Cicerón se reía públicamente de ese ceceo y del modo, para él frívolo, con el que hablaban los Balbo ante el Foro. No es raro que los criticara, porque Cicerón era, sobre cualquier otra cosa, grave. Sus injurias a Catilina sonaban terribles, tanto por la seriedad con que las profería como por lo bien que las pronunciaba.
De los Balbo sabemos que ofendieron a adversarios, pero tambien que casi siempre obtuvieron el perdón de los ofendidos. Estoy convencido de que ello obedecía a su modo de hablar. Seguro que sus insultos parecían menos graves a causa de su ceceo, porque el ceceo lima el perfil de las palabras, les quita acritud y las hace más suaves.

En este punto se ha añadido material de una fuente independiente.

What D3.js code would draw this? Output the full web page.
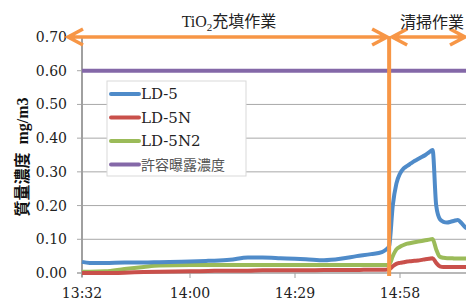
<!DOCTYPE html>
<html>
<head>
<meta charset="utf-8">
<script src="https://cdn.jsdelivr.net/npm/d3@7"></script>
<style>
  body { margin: 0; background: white; }
  svg { display: block; }
</style>
</head>
<body>
<div id="chart"></div>
<script>
// data
const times = ["13:32","13:34","13:38","13:43","13:48","13:52","14:00","14:05","14:11","14:16",
  "14:20","14:25","14:29","14:32","14:37","14:42","14:46","14:50","14:53","14:54",
  "14:55","14:56","14:57","14:58","14:59","15:00","15:01","15:02","15:03","15:04",
  "15:05","15:06","15:07","15:08","15:09","15:10","15:11","15:12","15:13","15:14",
  "15:15","15:16","15:17"];

const ld5 = [0.033,0.030,0.030,0.031,0.031,0.032,0.034,0.036,0.039,0.046,
  0.046,0.044,0.042,0.041,0.038,0.043,0.050,0.056,0.062,0.068,
  0.080,0.200,0.265,0.295,0.310,0.318,0.325,0.332,0.338,0.344,
  0.350,0.358,0.365,0.200,0.160,0.152,0.150,0.152,0.155,0.157,
  0.148,0.136,0.130];

const ld5n = [0.000,0.000,0.000,0.001,0.003,0.004,0.005,0.006,0.007,0.007,
  0.008,0.008,0.008,0.008,0.009,0.009,0.009,0.010,0.010,0.010,
  0.011,0.020,0.027,0.030,0.032,0.034,0.035,0.036,0.037,0.039,
  0.041,0.042,0.044,0.030,0.020,0.018,0.018,0.018,0.018,0.018,
  0.018,0.018,0.018];

const ld5n2 = [0.004,0.004,0.005,0.012,0.018,0.022,0.024,0.024,0.024,0.024,
  0.024,0.024,0.024,0.024,0.024,0.024,0.024,0.024,0.024,0.024,
  0.024,0.050,0.070,0.078,0.083,0.087,0.089,0.091,0.093,0.095,
  0.097,0.099,0.101,0.070,0.048,0.045,0.044,0.044,0.043,0.043,
  0.043,0.043,0.043];

const limit = 0.60;  // 許容曝露濃度

const seriesNames = ["LD-5", "LD-5N", "LD-5N2", "許容曝露濃度"];
const colors = ["#4f8bc9", "#c9504b", "#9bbb59", "#8468a8"];

const yTicks = [0, 0.1, 0.2, 0.3, 0.4, 0.5, 0.6, 0.7];
const xTicks = ["13:32", "14:00", "14:29", "14:58"];
const switchTime = "14:55";  // 作業の切り替え

const W = 466, H = 308;

function toMin(s) {
  const p = s.split(":");
  return +p[0] * 60 + +p[1];
}

const svg = d3.select("#chart")
  .append("svg")
  .attr("width", W)
  .attr("height", H);

// x: Excel category axis, ticks are a little uneven
const x = d3.scaleLinear()
  .domain(xTicks.map(toMin))
  .range([82, 190, 295, 400]);

const y = d3.scaleLinear()
  .domain([0, 0.7])
  .range([273, 37]);

// gridlines + y ticks
svg.append("g")
  .selectAll("line")
  .data(yTicks.slice(1))
  .join("line")
  .attr("x1", 77)
  .attr("x2", W)
  .attr("y1", d => y(d))
  .attr("y2", d => y(d))
  .attr("stroke", "#a8a8a8")
  .attr("stroke-width", 1);

// y tick labels
svg.append("g")
  .selectAll("text")
  .data(yTicks)
  .join("text")
  .attr("x", 67)
  .attr("y", d => y(d))
  .attr("dy", "0.36em")
  .attr("text-anchor", "end")
  .style("font-family", "DejaVu Serif")
  .style("font-size", "14px")
  .style("fill", "#222")
  .text(d => d.toFixed(2));

// axes lines
svg.append("line")
  .attr("x1", 77).attr("x2", W)
  .attr("y1", y(0)).attr("y2", y(0))
  .attr("stroke", "#a0a0a0").attr("stroke-width", 1.5);
svg.append("line")
  .attr("x1", x(toMin(times[0]))).attr("x2", x(toMin(times[0])))
  .attr("y1", y(0.7)).attr("y2", y(0) + 4)
  .attr("stroke", "#a0a0a0").attr("stroke-width", 2);

// x ticks
svg.append("g")
  .selectAll("line")
  .data(xTicks)
  .join("line")
  .attr("x1", d => x(toMin(d)))
  .attr("x2", d => x(toMin(d)))
  .attr("y1", y(0))
  .attr("y2", y(0) + 5)
  .attr("stroke", "#a0a0a0");

svg.append("g")
  .selectAll("text")
  .data(xTicks)
  .join("text")
  .attr("x", d => x(toMin(d)))
  .attr("y", 298)
  .attr("text-anchor", "middle")
  .style("font-family", "DejaVu Serif")
  .style("font-size", "14px")
  .style("fill", "#222")
  .text(d => d);

// y axis title
svg.append("text")
  .attr("transform", `translate(22,${(y(0.7) + y(0)) / 2 + 2}) rotate(-90)`)
  .attr("text-anchor", "middle")
  .attr("dy", "0.35em")
  .style("font-family", "'Liberation Serif', 'Noto Sans CJK JP'")
  .style("font-size", "16px")
  .style("font-weight", "bold")
  .style("fill", "#111")
  .text("質量濃度\u00a0\u00a0mg/m3");

// limit line
svg.append("line")
  .attr("x1", x(toMin(times[0])))
  .attr("x2", x(toMin(times[times.length - 1])))
  .attr("y1", y(limit))
  .attr("y2", y(limit))
  .attr("stroke", colors[3])
  .attr("stroke-width", 4);

// data lines (Excel smoothed lines)
const line = d3.line()
  .x((d, i) => x(toMin(times[i])))
  .y(d => y(d))
  .curve(d3.curveMonotoneX);

[ld5n2, ld5n, ld5].forEach((vals, k) => {
  svg.append("path")
    .datum(vals)
    .attr("d", line)
    .attr("fill", "none")
    .attr("stroke", colors[[2, 1, 0][k]])
    .attr("stroke-width", 4)
    .attr("stroke-linejoin", "round");
});

// legend
const legend = svg.append("g");
legend.append("rect")
  .attr("x", 107).attr("y", 81)
  .attr("width", 139).attr("height", 95)
  .attr("fill", "white")
  .attr("stroke", "#d9d9d9");

seriesNames.forEach((name, i) => {
  const ly = 94 + i * 23.5;
  legend.append("line")
    .attr("x1", 111).attr("x2", 139)
    .attr("y1", ly).attr("y2", ly)
    .attr("stroke", colors[i])
    .attr("stroke-width", 4)
    .attr("stroke-linecap", "round");
  legend.append("text")
    .attr("x", 141)
    .attr("y", ly)
    .attr("dy", "0.36em")
    .style("font-family", i < 3 ? "DejaVu Serif" : "'Noto Sans CJK JP'")
    .style("font-size", i < 3 ? "15px" : "14px")
    .style("fill", i < 3 ? "#222" : "#555")
    .text(name);
});

// work period arrows
const orange = "#f79646";
const xs = x(toMin(switchTime));
const ay = y(0.7);
const head = 15, half = 8;

svg.append("line")
  .attr("x1", xs).attr("x2", xs)
  .attr("y1", ay).attr("y2", y(0) + 3)
  .attr("stroke", orange).attr("stroke-width", 4);

function arrow(x1, x2) {
  svg.append("path")
    .attr("d", `M${x1},${ay}L${x2},${ay}` +
      `M${x1 + head},${ay - half}L${x1},${ay}L${x1 + head},${ay + half}` +
      `M${x2 - head},${ay - half}L${x2},${ay}L${x2 - head},${ay + half}`)
    .attr("fill", "none")
    .attr("stroke", orange)
    .attr("stroke-width", 3.5)
    .attr("stroke-linejoin", "miter");
}
arrow(x(toMin(times[0])) - 14, xs - 2);
arrow(xs + 3, W - 1);

const title1 = svg.append("text")
  .attr("x", 229)
  .attr("y", 27)
  .attr("text-anchor", "middle")
  .style("font-family", "'Liberation Serif', 'Noto Sans CJK JP'")
  .style("font-size", "16px")
  .style("fill", "#222");
title1.append("tspan").text("TiO");
title1.append("tspan").attr("dy", 4).style("font-size", "11px").text("2");
title1.append("tspan").attr("dy", -4).text("充填作業");

svg.append("text")
  .attr("x", 400)
  .attr("y", 28)
  .style("font-family", "'Noto Sans CJK JP'")
  .style("font-size", "16px")
  .style("fill", "#222")
  .text("清掃作業");
</script>
</body>
</html>
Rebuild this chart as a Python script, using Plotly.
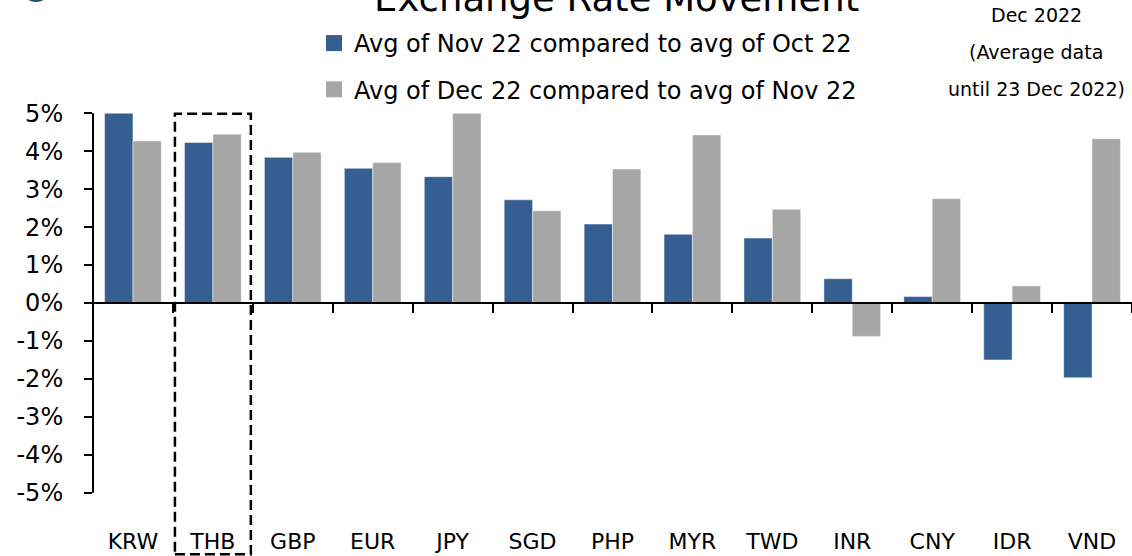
import plotly.graph_objects as go

categories = ["KRW", "THB", "GBP", "EUR", "JPY", "SGD", "PHP", "MYR", "TWD", "INR", "CNY", "IDR", "VND"]
nov_vs_oct = [5.00, 4.23, 3.84, 3.55, 3.33, 2.72, 2.08, 1.81, 1.71, 0.64, 0.17, -1.50, -1.97]
dec_vs_nov = [4.27, 4.45, 3.97, 3.70, 5.00, 2.43, 3.53, 4.43, 2.47, -0.88, 2.75, 0.45, 4.33]
series_names = ["Avg of Nov 22 compared to avg of Oct 22", "Avg of Dec 22 compared to avg of Nov 22"]
y_ticks = [-5, -4, -3, -2, -1, 0, 1, 2, 3, 4, 5]
title_text = "Exchange Rate Movement"
note_lines = ["Dec 2022", "(Average data", "until 23 Dec 2022)"]
highlight = "THB"

BLUE = "#365F91"
GRAY = "#A6A6A6"
FONT = "DejaVu Sans"

W, H = 1132, 556
M_L, M_R, M_T, M_B = 93, 0, 112, 0
PW = W - M_L - M_R
PH = H - M_T - M_B
Y_MIN, Y_MAX = -6.668, 5.034
zero_pos = (0 - Y_MIN) / (Y_MAX - Y_MIN)

fig = go.Figure()
for vals, name, color, grp in [(nov_vs_oct, series_names[0], BLUE, "a"), (dec_vs_nov, series_names[1], GRAY, "b")]:
    fig.add_trace(go.Bar(x=categories, y=vals, name=name, legendgroup=grp, showlegend=False,
                         marker=dict(color=color, line=dict(color="rgba(255,255,255,0.45)", width=1))))
    # legend entry with a larger square swatch
    fig.add_trace(go.Scatter(x=[None], y=[None], mode="markers", name=name, legendgroup=grp,
                             marker=dict(symbol="square", size=17, color=color), hoverinfo="skip"))

# invisible trace carrying the category label axis at the bottom
fig.add_trace(go.Scatter(x=categories, y=[None] * len(categories), xaxis="x2", showlegend=False, hoverinfo="skip"))

idx = categories.index(highlight)
fig.add_shape(type="rect", xref="x", yref="y", x0=idx - 0.475, x1=idx + 0.475, y0=-6.62, y1=4.985,
              line=dict(color="black", width=2.5, dash="10px,5px"), fillcolor="rgba(0,0,0,0)", layer="above")
# y axis line from -5% to 5%
fig.add_shape(type="line", xref="paper", yref="y", x0=0, x1=0, y0=min(y_ticks), y1=max(y_ticks),
              line=dict(color="black", width=2), layer="above")
# logo fragment
fig.add_shape(type="circle", xref="paper", yref="paper",
              x0=(14 - M_L) / PW, x1=(58 - M_L) / PW,
              y0=(H - 2) / PH, y1=(H + 60) / PH,
              line=dict(width=0), fillcolor="#1d4f6a")

fig.add_annotation(text=title_text, xref="paper", yref="paper", x=(616 - M_L) / PW, y=1,
                   yshift=M_T - (-2), xanchor="center", yanchor="middle", showarrow=False,
                   font=dict(family=FONT, size=37, color="black"))
for i, line in enumerate(note_lines):
    fig.add_annotation(text=line, xref="paper", yref="paper", x=(1036 - M_L) / PW, y=1,
                       yshift=M_T - (15 + 37 * i), xanchor="center", yanchor="middle", showarrow=False,
                       font=dict(family=FONT, size=19, color="black"))

fig.update_layout(
    width=W, height=H,
    margin=dict(l=M_L, r=M_R, t=M_T, b=M_B, pad=0, autoexpand=False),
    paper_bgcolor="white", plot_bgcolor="white",
    barmode="group", bargap=0.29, bargroupgap=0,
    font=dict(family=FONT, color="black"),
    legend=dict(x=(314 - M_L) / PW, y=1, yref="paper", xanchor="left", yanchor="bottom",
                orientation="v", font=dict(family=FONT, size=24, color="black"),
                tracegroupgap=12, bgcolor="rgba(0,0,0,0)", itemsizing="trace"),
    xaxis=dict(type="category", range=[-0.5, len(categories) - 0.5], anchor="free", position=zero_pos,
               showline=True, linecolor="black", linewidth=2, ticks="outside", tickson="boundaries",
               ticklen=9, tickwidth=2, tickcolor="black", showticklabels=False, showgrid=False,
               zeroline=False, automargin=False),
    xaxis2=dict(type="category", overlaying="x", matches="x", anchor="y", side="bottom",
                showline=False, ticks="", showticklabels=True, ticklabelposition="inside",
                tickfont=dict(family=FONT, size=22, color="black"), showgrid=False, zeroline=False,
                automargin=False),
    yaxis=dict(range=[Y_MIN, Y_MAX], tickvals=y_ticks, ticktext=[f"{v}%" for v in y_ticks],
               ticks="outside", ticklen=8, tickwidth=2, tickcolor="black", showline=False,
               showgrid=False, zeroline=False, ticklabelstandoff=16, automargin=False,
               tickfont=dict(family=FONT, size=24, color="black")),
    showlegend=True,
)

fig.write_html("out.html", config={"displayModeBar": False},
               post_script="document.body.style.margin='0';document.body.style.padding='0';")
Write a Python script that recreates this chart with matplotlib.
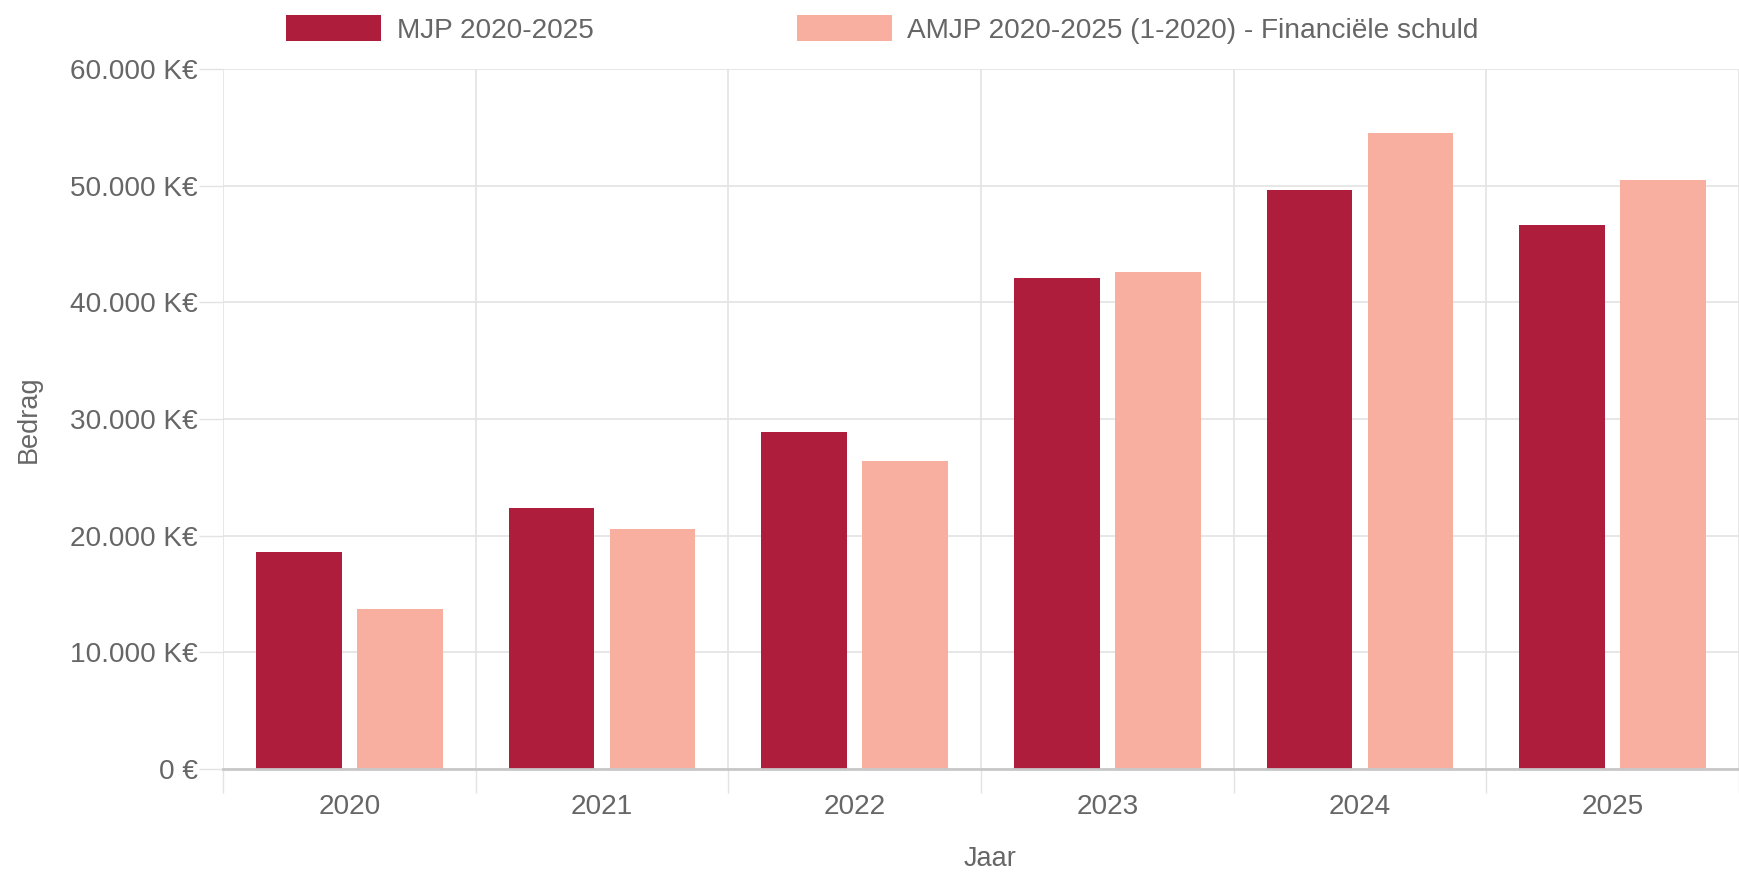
import matplotlib
matplotlib.use('Agg')
import matplotlib.pyplot as plt
import numpy as np

# data
years = ['2020', '2021', '2022', '2023', '2024', '2025']
mjp = [18600, 22400, 28900, 42100, 49600, 46600]
amjp = [13700, 20600, 26400, 42600, 54500, 50500]
series_names = ['MJP 2020-2025', 'AMJP 2020-2025 (1-2020) - Financiële schuld']
y_ticks = [0, 10000, 20000, 30000, 40000, 50000, 60000]
y_tick_labels = ['0 €', '10.000 K€', '20.000 K€', '30.000 K€', '40.000 K€', '50.000 K€', '60.000 K€']

dark = '#AE1E3C'
pink = '#F9AFA0'
grey_txt = '#666666'
grid_col = '#E3E3E3'

plt.rcParams['font.family'] = ['Liberation Sans', 'DejaVu Sans']
plt.rcParams['font.size'] = 20.2

fig = plt.figure(figsize=(17.39, 8.73), dpi=100)
W, H = 1739, 873
left_px, top_px, bottom_px = 223, 69, 769
ax = fig.add_axes([left_px / W, 1 - bottom_px / H, 1 - left_px / W, (bottom_px - top_px) / H])

x = np.arange(len(years))
w = 0.34
b1 = ax.bar(x - 0.2, mjp, w, color=dark, label=series_names[0], zorder=3)
b2 = ax.bar(x + 0.2, amjp, w, color=pink, label=series_names[1], zorder=3)

# chart is cut off a little on the right
cat_px = 255.6
ax.set_xlim(-0.5, -0.5 + (W - left_px) / cat_px)
ax.set_ylim(0, 60000)

ax.set_yticks(y_ticks)
ax.set_yticklabels(y_tick_labels)
ax.set_xticks(x)
ax.set_xticklabels(years)
ax.set_xticks(np.arange(-0.5, len(years)), minor=True)

ax.tick_params(axis='y', which='major', length=17, width=1, color=grid_col, pad=1, labelcolor=grey_txt)
ax.tick_params(axis='x', which='major', length=0, pad=18, labelcolor=grey_txt)
ax.tick_params(axis='x', which='minor', length=17, width=1, color=grid_col)

ax.grid(axis='y', which='major', color=grid_col, linewidth=1.2, zorder=0)
ax.grid(axis='x', which='minor', color=grid_col, linewidth=1.2, zorder=0)

for s in ['top', 'right', 'left']:
    ax.spines[s].set_visible(False)
ax.spines['bottom'].set_color('#C8C8C8')
ax.spines['bottom'].set_linewidth(2)
ax.spines['bottom'].set_zorder(4)

ax.set_ylabel('Bedrag', color=grey_txt, fontsize=19.5)
ax.yaxis.set_label_coords(-0.128, 0.5)
ax.set_xlabel('Jaar', color=grey_txt, fontsize=19.5)
ax.xaxis.set_label_coords(3 * cat_px / (W - left_px), -0.129)
ax.xaxis.label.set_va('center')
ax.yaxis.label.set_va('center')

leg = fig.legend(handles=[b1, b2], loc='center left', bbox_to_anchor=(286 / W, 1 - 29.5 / H),
                 ncol=2, frameon=False, borderpad=0, borderaxespad=0,
                 handlelength=3.4, handleheight=1.05, handletextpad=0.54,
                 columnspacing=7.25, fontsize=20.2)
for t in leg.get_texts():
    t.set_color(grey_txt)

fig.savefig('out.png', dpi=100)
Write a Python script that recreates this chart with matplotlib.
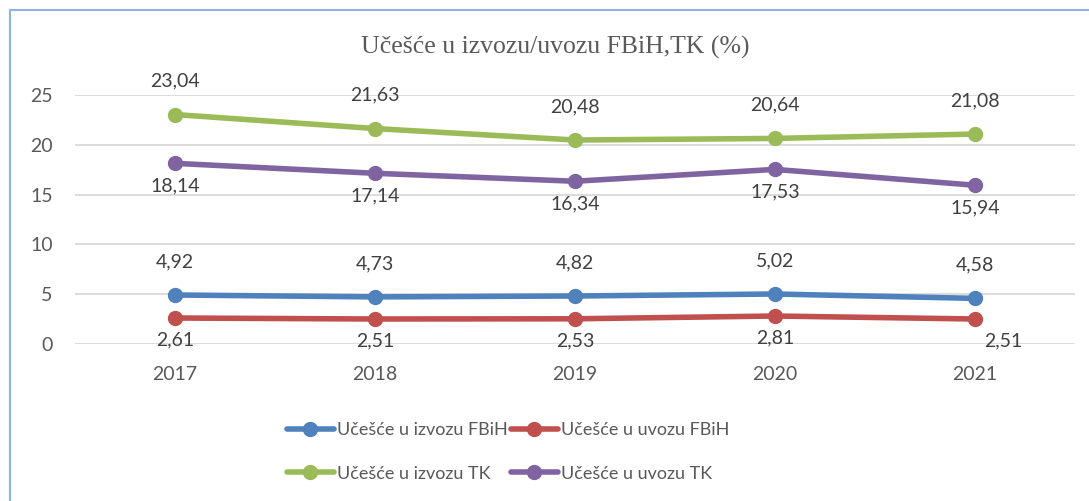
import matplotlib
matplotlib.use("Agg")
import matplotlib.pyplot as plt
from matplotlib.lines import Line2D

# podaci sa grafika
godine = ['2017', '2018', '2019', '2020', '2021']
izvoz_fbih = [4.92, 4.73, 4.82, 5.02, 4.58]
uvoz_fbih = [2.61, 2.51, 2.53, 2.81, 2.51]
izvoz_tk = [23.04, 21.63, 20.48, 20.64, 21.08]
uvoz_tk = [18.14, 17.14, 16.34, 17.53, 15.94]

naslov = 'Učešće u izvozu/uvozu FBiH,TK (%)'
nazivi = ['Učešće u izvozu FBiH', 'Učešće u uvozu FBiH',
          'Učešće u izvozu TK', 'Učešće u uvozu TK']
boje = ['#4F81BD', '#C0504D', '#9BBB59', '#8064A2']

plt.rcParams['font.family'] = ['Lato', 'DejaVu Sans']
siva = '#595959'

fig = plt.figure(figsize=(10.89, 5.01), dpi=100)
ax = fig.add_axes([75 / 1089, 157 / 501, 1000 / 1089, 249 / 501])

x = list(range(len(godine)))
serije = [izvoz_fbih, uvoz_fbih, izvoz_tk, uvoz_tk]
# gore / dolje za oznake vrijednosti
pomak = [24, -16, 24, -16]

linije = []
for s, naziv, boja, dy in zip(serije, nazivi, boje, pomak):
    l, = ax.plot(x, s, color=boja, lw=4, marker='o', ms=10, label=naziv,
                 solid_capstyle='round', zorder=3)
    linije.append(l)
    for i, v in enumerate(s):
        dx = 0
        if naziv == nazivi[1] and i == len(s) - 1:
            dx = 20
        ax.annotate(('%.2f' % v).replace('.', ','), (i, v),
                    xytext=(dx, dy), textcoords='offset points',
                    ha='center', va='center', fontsize=14, color='#404040')

ax.set_xlim(-0.5, len(godine) - 0.5)
ax.set_ylim(0, 25)
ax.set_yticks([0, 5, 10, 15, 20, 25])
ax.set_xticks(x)
ax.set_xticklabels(godine)
ax.tick_params(axis='both', length=0, labelsize=14, colors=siva)
ax.tick_params(axis='x', pad=16)
ax.tick_params(axis='y', pad=16)
ax.grid(axis='y', color='#D9D9D9', lw=1.3)
ax.set_axisbelow(True)
for sp in ax.spines.values():
    sp.set_visible(False)

fig.text(555 / 1089, 1 - 47 / 501, naslov, ha='center', va='center',
         fontsize=18.5, color=siva, family=['Liberation Serif', 'DejaVu Serif'])

# redoslijed po redovima (legenda se puni po kolonama)
red = [0, 2, 1, 3]
leg = fig.legend([linije[i] for i in red], [nazivi[i] for i in red],
                 loc='center', bbox_to_anchor=(508 / 1089, 1 - 452 / 501),
                 ncol=2, frameon=False, fontsize=13, handlelength=2.6,
                 handletextpad=0.15, columnspacing=0.2, labelspacing=1.5)
for t in leg.get_texts():
    t.set_color(siva)

# okvir (vidljivi su samo lijevi i gornji rub)
fig.add_artist(Line2D([10 / 1089, 10 / 1089], [0, 1 - 10 / 501],
                      transform=fig.transFigure, color='#8DB4E2', lw=1.5))
fig.add_artist(Line2D([10 / 1089, 1], [1 - 10 / 501, 1 - 10 / 501],
                      transform=fig.transFigure, color='#8DB4E2', lw=1.5))

fig.savefig('out.png', dpi=100)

No pensemos que hablar como hablamos aquí priva de altura y erudición a nuestro discurso. En los comienzos de la Lengua se hablaba el castellano más parecido a como nosotros pronunciamos hoy que a como se pronuncia en otras zonas de España. Cuando el romance nacía, a nadie se le ocurrió otra cosa que escribir cada palabra tal como se pronunciaba. Fue luego, en el siglo IX, cuando los monjes cluniacenses, piadosos pero pedantes, se empeñaron en volver atrás cada palabra, asemejándola lo más posible a su abuela latina.
Luego, en nuestra Edad de Oro, Nebrija y Valdés volvieron a romper lanzas por la ortografía fonética, y en las páginas de Santa Teresa se está ya casi tocando el habla popular del decir "tal como suena". Pero en el siglo XVIII vino la reacción neoclásica, y luego, la Academia y el Diccionario, y otra vez las palabras volvieron a retrotraerse hacia sus abuelas y a buscar, con letras inútiles, una respetable fisonomía etimológica. Una pena : íbamos ya hacia los cómodos "setiembre" y "dino", cuando los académicos nos obligaron a decir "septiembre" y "digno".
Pero en este movimiento pendular de nuestra lingüística, que va de lo popular a lo académico para volver a lo popular, creo que estamos iniciando la vuelta a nuestro romance inicial. Ahora, hasta nuestros eruditos acaban los participios en "ao", en lugar de en "ado" y nuestros literatos escriben nuevamente "setiembre" y "sicología".
Así, si los andaluces hemos sido y somos la vanguardia del español hablado ¿por qué vamos a sentir complejo de inferioridad? Si conseguimos que los habitantes del Nuevo Mundo hablen de modo muy parecido a como lo hacemos nosotros porque consideraron que nuestra pronunciación era más fácil y más hermosa fonéticamente que la de los castellanos ¿por qué vamos a abjurar de ella?.
Nuestras palabras, tronchadas y a medio hacer, constituyen el dialecto de un pueblo ágil e intuitivo, cuya expresión no es capaz de seguir la velocidad de su pensamiento. Haciendo un símil, podemos decir que nuestro acento andaluz es el vuelo de un globo de gas que para ascender mejor hacia lo claro va arrojando por la borda de su barquilla el lastre de sílabas y desinencias inútiles que no sirven... "pá ná".